### Your task
Leave out the pictures, then reproduce the rest of the material exactly.

start

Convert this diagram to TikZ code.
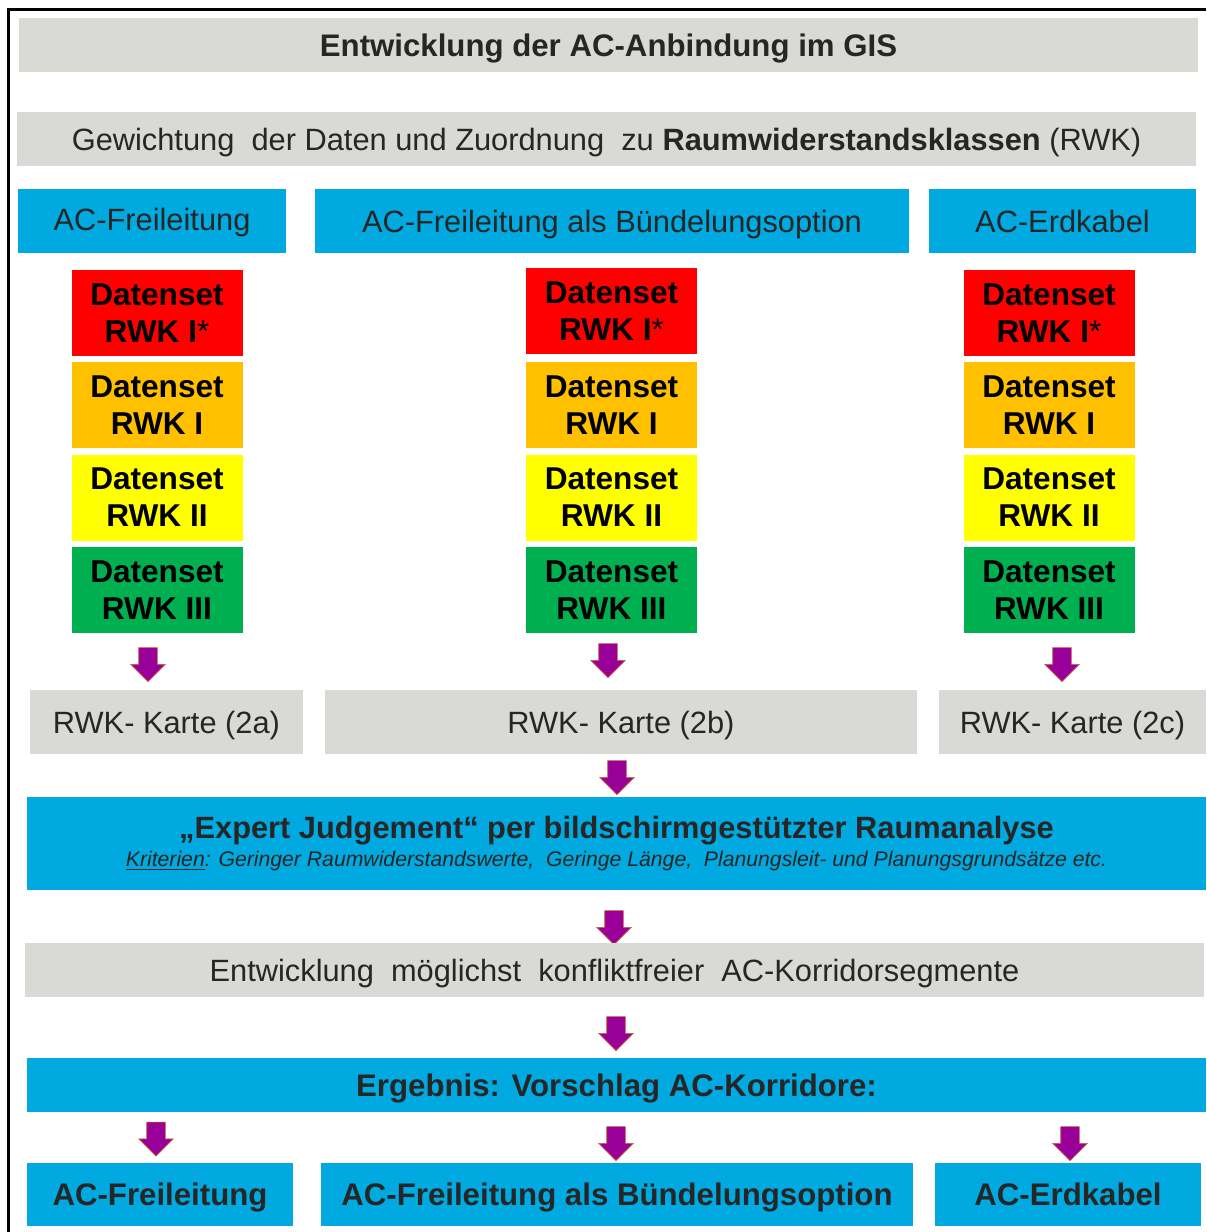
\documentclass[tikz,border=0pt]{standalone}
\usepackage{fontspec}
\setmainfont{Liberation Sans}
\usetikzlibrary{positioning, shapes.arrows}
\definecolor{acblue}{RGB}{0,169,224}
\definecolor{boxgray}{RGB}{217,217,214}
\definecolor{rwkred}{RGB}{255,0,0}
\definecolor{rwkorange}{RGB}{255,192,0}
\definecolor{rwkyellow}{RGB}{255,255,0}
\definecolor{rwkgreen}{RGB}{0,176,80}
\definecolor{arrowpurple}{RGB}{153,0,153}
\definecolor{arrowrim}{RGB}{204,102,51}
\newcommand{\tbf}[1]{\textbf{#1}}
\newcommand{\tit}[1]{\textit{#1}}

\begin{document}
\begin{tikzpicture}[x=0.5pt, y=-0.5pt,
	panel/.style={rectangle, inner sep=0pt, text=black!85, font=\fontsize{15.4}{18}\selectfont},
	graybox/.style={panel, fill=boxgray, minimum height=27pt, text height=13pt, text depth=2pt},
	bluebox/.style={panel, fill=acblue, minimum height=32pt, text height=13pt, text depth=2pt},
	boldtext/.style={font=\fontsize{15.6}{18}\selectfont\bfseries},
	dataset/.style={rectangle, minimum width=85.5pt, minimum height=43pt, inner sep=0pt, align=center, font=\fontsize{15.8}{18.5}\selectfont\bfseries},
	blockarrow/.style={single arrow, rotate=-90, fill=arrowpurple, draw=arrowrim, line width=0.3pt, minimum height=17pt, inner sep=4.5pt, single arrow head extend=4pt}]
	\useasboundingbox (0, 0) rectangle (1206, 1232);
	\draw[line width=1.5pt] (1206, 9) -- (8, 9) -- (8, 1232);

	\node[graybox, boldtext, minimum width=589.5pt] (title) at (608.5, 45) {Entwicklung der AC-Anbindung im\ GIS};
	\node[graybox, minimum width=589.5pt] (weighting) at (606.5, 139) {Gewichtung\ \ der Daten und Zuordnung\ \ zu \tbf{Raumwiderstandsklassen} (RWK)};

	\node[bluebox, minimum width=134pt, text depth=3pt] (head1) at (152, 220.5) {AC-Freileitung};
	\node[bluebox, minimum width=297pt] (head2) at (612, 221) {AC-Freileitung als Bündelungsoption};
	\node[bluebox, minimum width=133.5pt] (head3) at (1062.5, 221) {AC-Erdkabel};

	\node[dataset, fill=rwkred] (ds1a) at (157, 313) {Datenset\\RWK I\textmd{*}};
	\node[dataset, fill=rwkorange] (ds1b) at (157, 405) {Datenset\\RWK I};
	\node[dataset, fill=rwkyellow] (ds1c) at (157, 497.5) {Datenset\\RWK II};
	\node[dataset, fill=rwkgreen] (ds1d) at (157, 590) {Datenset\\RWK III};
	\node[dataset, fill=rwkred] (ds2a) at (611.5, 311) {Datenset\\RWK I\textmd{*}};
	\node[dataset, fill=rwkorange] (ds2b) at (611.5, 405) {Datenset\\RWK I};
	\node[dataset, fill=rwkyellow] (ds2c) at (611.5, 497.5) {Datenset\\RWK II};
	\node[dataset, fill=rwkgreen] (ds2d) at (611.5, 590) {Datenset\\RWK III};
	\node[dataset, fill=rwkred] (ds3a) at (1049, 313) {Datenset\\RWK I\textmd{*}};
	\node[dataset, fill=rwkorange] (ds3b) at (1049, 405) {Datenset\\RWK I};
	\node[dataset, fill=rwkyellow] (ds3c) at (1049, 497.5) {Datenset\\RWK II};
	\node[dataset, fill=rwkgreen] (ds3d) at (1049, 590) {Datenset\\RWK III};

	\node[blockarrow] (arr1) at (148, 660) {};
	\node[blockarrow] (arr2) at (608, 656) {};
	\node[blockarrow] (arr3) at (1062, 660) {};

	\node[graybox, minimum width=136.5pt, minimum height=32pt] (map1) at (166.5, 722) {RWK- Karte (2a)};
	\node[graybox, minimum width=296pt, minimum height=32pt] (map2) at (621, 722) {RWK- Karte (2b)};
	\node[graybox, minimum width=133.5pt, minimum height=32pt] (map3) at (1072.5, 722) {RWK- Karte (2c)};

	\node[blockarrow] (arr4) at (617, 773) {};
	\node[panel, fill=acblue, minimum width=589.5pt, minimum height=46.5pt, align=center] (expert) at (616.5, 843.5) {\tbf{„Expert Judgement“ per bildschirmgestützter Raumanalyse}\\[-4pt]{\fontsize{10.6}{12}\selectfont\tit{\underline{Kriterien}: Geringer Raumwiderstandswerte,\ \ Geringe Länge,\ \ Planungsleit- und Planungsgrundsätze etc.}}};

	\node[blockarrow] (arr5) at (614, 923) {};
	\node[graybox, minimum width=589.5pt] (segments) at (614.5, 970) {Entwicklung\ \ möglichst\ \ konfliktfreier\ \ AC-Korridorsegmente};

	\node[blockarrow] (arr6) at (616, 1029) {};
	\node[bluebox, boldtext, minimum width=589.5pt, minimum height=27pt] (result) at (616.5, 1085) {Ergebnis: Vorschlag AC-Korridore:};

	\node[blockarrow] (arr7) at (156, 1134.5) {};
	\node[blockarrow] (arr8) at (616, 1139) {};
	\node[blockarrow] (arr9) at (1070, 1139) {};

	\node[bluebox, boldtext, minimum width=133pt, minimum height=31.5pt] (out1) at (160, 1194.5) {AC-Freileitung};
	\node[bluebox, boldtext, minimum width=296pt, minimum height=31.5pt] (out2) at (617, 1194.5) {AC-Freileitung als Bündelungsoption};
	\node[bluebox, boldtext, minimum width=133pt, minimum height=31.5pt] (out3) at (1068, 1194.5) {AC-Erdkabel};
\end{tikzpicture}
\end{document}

end

### Exercise response
Convert this diagram to TikZ code.
\documentclass[tikz,border=0pt]{standalone}
\usepackage{fontspec}
\setmainfont{Liberation Sans}
\usetikzlibrary{positioning, shapes.arrows}
\definecolor{acblue}{RGB}{0,169,224}
\definecolor{boxgray}{RGB}{217,217,214}
\definecolor{rwkred}{RGB}{255,0,0}
\definecolor{rwkorange}{RGB}{255,192,0}
\definecolor{rwkyellow}{RGB}{255,255,0}
\definecolor{rwkgreen}{RGB}{0,176,80}
\definecolor{arrowpurple}{RGB}{153,0,153}
\definecolor{arrowrim}{RGB}{204,102,51}
\newcommand{\tbf}[1]{\textbf{#1}}
\newcommand{\tit}[1]{\textit{#1}}

\begin{document}
\begin{tikzpicture}[x=0.5pt, y=-0.5pt,
	panel/.style={rectangle, inner sep=0pt, text=black!85, font=\fontsize{15.4}{18}\selectfont},
	graybox/.style={panel, fill=boxgray, minimum height=27pt, text height=13pt, text depth=2pt},
	bluebox/.style={panel, fill=acblue, minimum height=32pt, text height=13pt, text depth=2pt},
	boldtext/.style={font=\fontsize{15.6}{18}\selectfont\bfseries},
	dataset/.style={rectangle, minimum width=85.5pt, minimum height=43pt, inner sep=0pt, align=center, font=\fontsize{15.8}{18.5}\selectfont\bfseries},
	blockarrow/.style={single arrow, rotate=-90, fill=arrowpurple, draw=arrowrim, line width=0.3pt, minimum height=17pt, inner sep=4.5pt, single arrow head extend=4pt}]
	\useasboundingbox (0, 0) rectangle (1206, 1232);
	\draw[line width=1.5pt] (1206, 9) -- (8, 9) -- (8, 1232);

	\node[graybox, boldtext, minimum width=589.5pt] (title) at (608.5, 45) {Entwicklung der AC-Anbindung im\ GIS};
	\node[graybox, minimum width=589.5pt] (weighting) at (606.5, 139) {Gewichtung\ \ der Daten und Zuordnung\ \ zu \tbf{Raumwiderstandsklassen} (RWK)};

	\node[bluebox, minimum width=134pt, text depth=3pt] (head1) at (152, 220.5) {AC-Freileitung};
	\node[bluebox, minimum width=297pt] (head2) at (612, 221) {AC-Freileitung als Bündelungsoption};
	\node[bluebox, minimum width=133.5pt] (head3) at (1062.5, 221) {AC-Erdkabel};

	\node[dataset, fill=rwkred] (ds1a) at (157, 313) {Datenset\\RWK I\textmd{*}};
	\node[dataset, fill=rwkorange] (ds1b) at (157, 405) {Datenset\\RWK I};
	\node[dataset, fill=rwkyellow] (ds1c) at (157, 497.5) {Datenset\\RWK II};
	\node[dataset, fill=rwkgreen] (ds1d) at (157, 590) {Datenset\\RWK III};
	\node[dataset, fill=rwkred] (ds2a) at (611.5, 311) {Datenset\\RWK I\textmd{*}};
	\node[dataset, fill=rwkorange] (ds2b) at (611.5, 405) {Datenset\\RWK I};
	\node[dataset, fill=rwkyellow] (ds2c) at (611.5, 497.5) {Datenset\\RWK II};
	\node[dataset, fill=rwkgreen] (ds2d) at (611.5, 590) {Datenset\\RWK III};
	\node[dataset, fill=rwkred] (ds3a) at (1049, 313) {Datenset\\RWK I\textmd{*}};
	\node[dataset, fill=rwkorange] (ds3b) at (1049, 405) {Datenset\\RWK I};
	\node[dataset, fill=rwkyellow] (ds3c) at (1049, 497.5) {Datenset\\RWK II};
	\node[dataset, fill=rwkgreen] (ds3d) at (1049, 590) {Datenset\\RWK III};

	\node[blockarrow] (arr1) at (148, 660) {};
	\node[blockarrow] (arr2) at (608, 656) {};
	\node[blockarrow] (arr3) at (1062, 660) {};

	\node[graybox, minimum width=136.5pt, minimum height=32pt] (map1) at (166.5, 722) {RWK- Karte (2a)};
	\node[graybox, minimum width=296pt, minimum height=32pt] (map2) at (621, 722) {RWK- Karte (2b)};
	\node[graybox, minimum width=133.5pt, minimum height=32pt] (map3) at (1072.5, 722) {RWK- Karte (2c)};

	\node[blockarrow] (arr4) at (617, 773) {};
	\node[panel, fill=acblue, minimum width=589.5pt, minimum height=46.5pt, align=center] (expert) at (616.5, 843.5) {\tbf{„Expert Judgement“ per bildschirmgestützter Raumanalyse}\\[-4pt]{\fontsize{10.6}{12}\selectfont\tit{\underline{Kriterien}: Geringer Raumwiderstandswerte,\ \ Geringe Länge,\ \ Planungsleit- und Planungsgrundsätze etc.}}};

	\node[blockarrow] (arr5) at (614, 923) {};
	\node[graybox, minimum width=589.5pt] (segments) at (614.5, 970) {Entwicklung\ \ möglichst\ \ konfliktfreier\ \ AC-Korridorsegmente};

	\node[blockarrow] (arr6) at (616, 1029) {};
	\node[bluebox, boldtext, minimum width=589.5pt, minimum height=27pt] (result) at (616.5, 1085) {Ergebnis: Vorschlag AC-Korridore:};

	\node[blockarrow] (arr7) at (156, 1134.5) {};
	\node[blockarrow] (arr8) at (616, 1139) {};
	\node[blockarrow] (arr9) at (1070, 1139) {};

	\node[bluebox, boldtext, minimum width=133pt, minimum height=31.5pt] (out1) at (160, 1194.5) {AC-Freileitung};
	\node[bluebox, boldtext, minimum width=296pt, minimum height=31.5pt] (out2) at (617, 1194.5) {AC-Freileitung als Bündelungsoption};
	\node[bluebox, boldtext, minimum width=133pt, minimum height=31.5pt] (out3) at (1068, 1194.5) {AC-Erdkabel};
\end{tikzpicture}
\end{document}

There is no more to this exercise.